Internally, the Node class instantiates and manages parallel structures, dividing the simulation workload among multiple ranks. With the introduction of the concept of multiple populations (also known as multi-circuit), the Node class takes partial responsibility for handling this logic, aided by the neurodamus.node.CircuitManager class (accessible via the circuits property), which manages the different node and edge managers.

While many lower-level details of the Node’s functionality are encapsulated within dedicated helper classes, the Node class still exposes an API that allows advanced users to control and inspect almost every major step of the simulation. For a standard run, users are encouraged to use the higher-level Neurodamus class instead, which simplifies some of the complexities handled by Node.

The Node class exposes the following public properties:

• circuits: is a neurodamus.node.CircuitManager object, responsible for managing multiple node and edge managers within the simulation.

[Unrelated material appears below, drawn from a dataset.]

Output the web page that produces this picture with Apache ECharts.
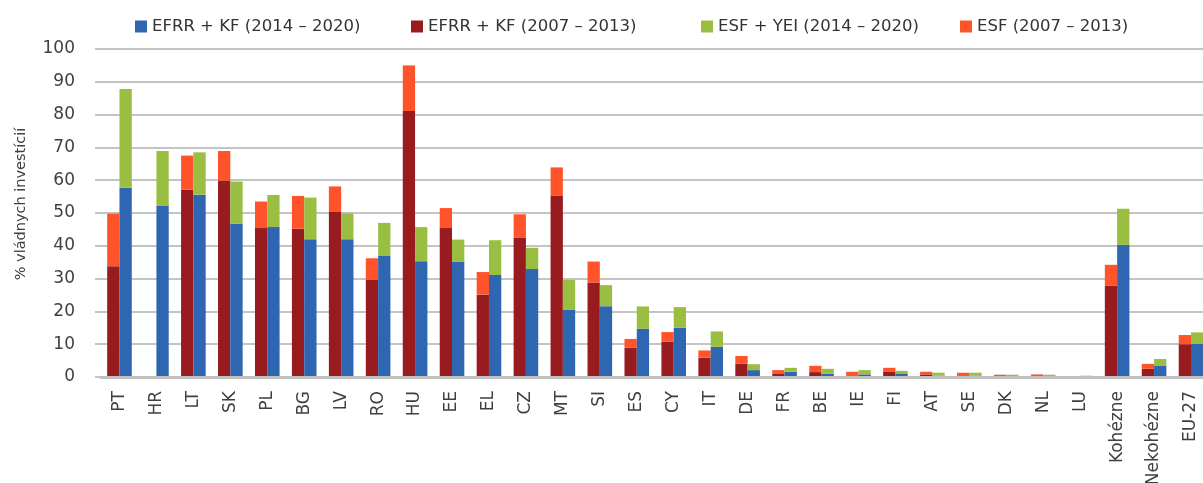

• target_manager: is a neurodamus.target_manager.TargetManager object, responsible for managing the targets in the simulation.

• stimulus_manager: is a neurodamus.stimulus_manager.StimulusManager object, responsible for interpreting and instantiating stimulus events.

• elec_manager: The electrode manager, which controls the interaction with simulation electrodes.

• reports: A list of Neurodamus Report hoc objects, used to generate simulation reports.

Note that, while the Node object owns and manages most of the top-level objects in the simulation, the management of cell and synapse objects has been delegated to the Circuits class, as these are now handled at a lower level.

Technical note:

• The properties exposed by Node are read-only, with most internal attributes being prefixed with an underscore (_). Notable internal attributes include:

  self._sonata_circuits: The SONATA circuits used by the Node each represents a node population.

These details make the Node class versatile and powerful for advanced users who need more granular control over the simulation process.

all_circuits()

property circuits

cleanup()

Have the compute nodes wrap up tasks before exiting.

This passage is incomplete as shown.